Abra leans back and bumps her head against some poor woman trying to pray behind her. Sam drops the hymnal with a bang. Finally, the children go to their class and, since Maile hasn’t yet come in, I’m sitting alone. There is the reading from Matthew. Then the prayer.

My insides feel scattered. My heart is not centered. But the person leading the prayer says one word that captures me.

“Ferguson.”

He prays for peace, and when I think of the turmoil there, swirling in the Midwest, I find myself getting emotional. There is a dead young man, and a community torn, and chaos. There is violence and there are deep wounds. Suddenly the chaos in my own life seems slight in comparison.

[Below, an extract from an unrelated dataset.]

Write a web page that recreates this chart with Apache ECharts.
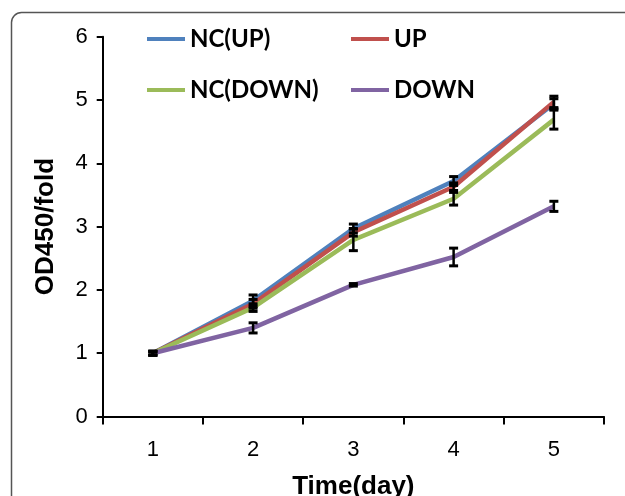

But what can I do? I ask, and above me the church stretches high in the air and the light filters in through the stained-glass windows but all I can hear is the silence between the prayer and the response of the congregation.

Lord of mercy, hear our prayers.

* * * * *

We drive home and we stop to get a card for my cousin and we go by the market to pick up some eggs. The four oldest kids play a game of Life together while Maile works on a few projects and I take a nap. Then Sam, five years old, comes up to the bedroom and joins me, his blanket in tow. He looks like Linus from Charlie Brown, sucking his thumb, and he curls up against me. Soon he is asleep.

What did I do to deserve such peace?

And what can someone as insignificant as me do in the face of such chaos, such confusion? What can I do to help a place like Ferguson?

* * * * *

There is an African-American man who lives across the street from us. He looks to be about sixty. He sits on his porch just about every day, watching the traffic go by. When I sit and write on the front porch, I wave to him, and he waves back.

My mother-in-law, much more of an extrovert than I am, has already met him and spoken with him. She said he’s on dialysis. She said he’s a very nice man. For quite some time now, I’ve been thinking that I need to cross the street and talk to him, get to know him. Yesterday I wondered what he thought about Ferguson. I wondered what his teenage years were like in the 60s, where he lived, and what he saw.

This, I think, is the answer to the question, “What can I do about Ferguson?”: I can cross the street. This is not all that I can do, and it feels like such a small thing, but it also feels like the place for me to start.

It reminds me of the men who helped me when our truck started leaking fuel in South Carolina. There I was, stuck at a gas station. They didn’t have to do anything. But they walked over and did everything they could to help get me back on the road.

What are you doing to bring reconciliation to the world? To Ferguson? What else can we do?